Thirty-five year-old Muhammad Abu Zaid, who got married last March, stresses that he was thinking of travelling to Saudi Arabia to work as a private driver, but his father convinced him of staying, getting married, and buying a taxi as his source of income. Muhammad says he gathered about 150,000 pounds (US $21,500) in wedding gifts, which helped him buy the microbus he now drives along the Mansoura-Dumyat line. “Though I have to pay 2,000 pounds (US $286) per month as cash for another three years in order to settle what I owe to those who attended my wedding and helped me, I am content with the little remaining at the end of the month, as it has spared me from the burdens of travelling abroad and estrangement,” Muhammad said.

Cash money is a solidarity initiative

Affirming that cash gifts are not only a courtesy but also a solidarity initiative passed from one generation to the next one, to change the lives of many people, Muhammad says that no one is ever taken advantage of. Those who have children and need money to buy land or to establish businesses may resort to the so called ‘circumcision parties’ where the father hangs a banner that reads “so and so invites you to the party of his sons,” to let all know that he needs the money he has already given as cash money in the weddings. His neighbors, relatives and all those who previously received his cash will visit him on the specified date where he prepares a lunch banquet and collects the money. Later, he registers all the money received in a notebook devoted for this purpose, so that donors are protected.
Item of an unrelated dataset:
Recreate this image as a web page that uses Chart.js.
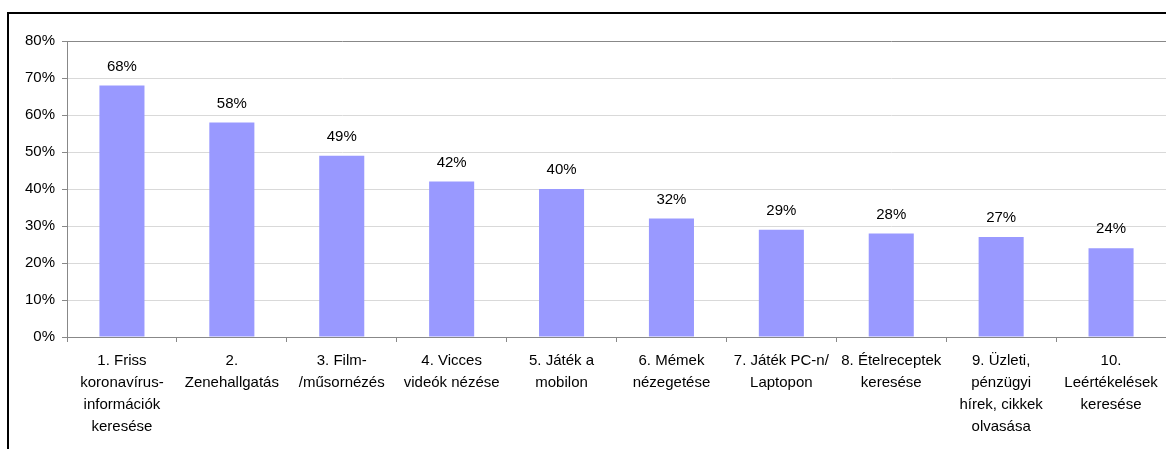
<!DOCTYPE html>
<html>
<head>
<meta charset="utf-8">
<script src="https://cdn.jsdelivr.net/npm/chart.js@4"></script>
<style>
  html, body { margin: 0; padding: 0; background: #fff; overflow: hidden; }
  #wrap { width: 1166px; height: 449px; position: relative; }
</style>
</head>
<body>
<div id="wrap"><canvas id="chart" width="1166" height="449"></canvas></div>
<script>
'use strict';

// ── data ──
const categories = [
  ['1. Friss', 'koronavírus-', 'információk', 'keresése'],
  ['2.', 'Zenehallgatás'],
  ['3. Film-', '/műsornézés'],
  ['4. Vicces', 'videók nézése'],
  ['5. Játék a', 'mobilon'],
  ['6. Mémek', 'nézegetése'],
  ['7. Játék PC-n/', 'Laptopon'],
  ['8. Ételreceptek', 'keresése'],
  ['9. Üzleti,', 'pénzügyi', 'hírek, cikkek', 'olvasása'],
  ['10.', 'Leértékelések', 'keresése'],
];
const values = [68, 58, 49, 42, 40, 32, 29, 28, 27, 24];
const yTicks = [0, 10, 20, 30, 40, 50, 60, 70, 80];

const FONT = "'Liberation Sans', Arial, sans-serif";

// frame around the whole chart (runs off right / bottom edge)
const framePlugin = {
  id: 'frame',
  beforeDraw(chart) {
    const c = chart.ctx;
    c.save();
    c.strokeStyle = '#000';
    c.lineWidth = 2;
    c.strokeRect(8, 13, chart.width + 20, chart.height + 20);
    c.restore();
  }
};

// percentage labels above bars
const valueLabels = {
  id: 'valueLabels',
  afterDatasetsDraw(chart) {
    const c = chart.ctx;
    const meta = chart.getDatasetMeta(0);
    c.save();
    c.font = '15px ' + FONT;
    c.fillStyle = '#000';
    c.textAlign = 'center';
    c.textBaseline = 'middle';
    meta.data.forEach((bar, i) => {
      c.fillText(values[i] + '%', bar.x, bar.y - 19);
    });
    c.restore();
  }
};

new Chart(document.getElementById('chart'), {
  type: 'bar',
  data: {
    labels: categories,
    datasets: [{
      data: values,
      backgroundColor: '#9999ff',
      borderWidth: 0,
      categoryPercentage: 1,
      barPercentage: 0.41,
    }],
  },
  options: {
    responsive: false,
    animation: false,
    layout: { padding: { top: 41, right: 0, bottom: 0, left: 0 } },
    plugins: { legend: { display: false }, tooltip: { enabled: false } },
    scales: {
      x: {
        afterFit(scale) { scale.height = 112; },
        grid: {
          offset: true,
          drawOnChartArea: false,
          drawTicks: true,
          tickLength: 5,
          color: '#888',
        },
        border: { color: '#888', width: 1 },
        ticks: {
          autoSkip: false,
          maxRotation: 0,
          padding: 8,
          color: '#000',
          font: { family: FONT, size: 15, lineHeight: 1.47 },
        },
      },
      y: {
        min: 0,
        max: 80,
        afterFit(scale) { scale.width = 67; },
        afterBuildTicks(scale) { scale.ticks = yTicks.map(v => ({ value: v })); },
        grid: {
          color: ctx => (ctx.tick && ctx.tick.value === 80 ? '#888' : '#d9d9d9'),
          tickColor: '#888',
          tickLength: 5,
        },
        border: { color: '#888', width: 1 },
        ticks: {
          padding: 7,
          color: '#000',
          font: { family: FONT, size: 15 },
          callback: v => v + '%',
        },
      },
    },
  },
  plugins: [framePlugin, valueLabels],
});
</script>
</body>
</html>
Parties involve cases of fraud

Sometimes this solidarity initiative is misused. In 1995, one of the city residents, as Ahmad Hassan recalls, organized a circumcision party to which he invited the city. Since the host was working in the furniture trade, attendees were owners of the largest furniture showrooms and wood traders. Having gathered around (US $64,000) L.E. 450 thousand, the man surprised everyone when he, only few days later, sold his house and the showroom located in the house and left the small city, without a trace. However, this incident has never happened again.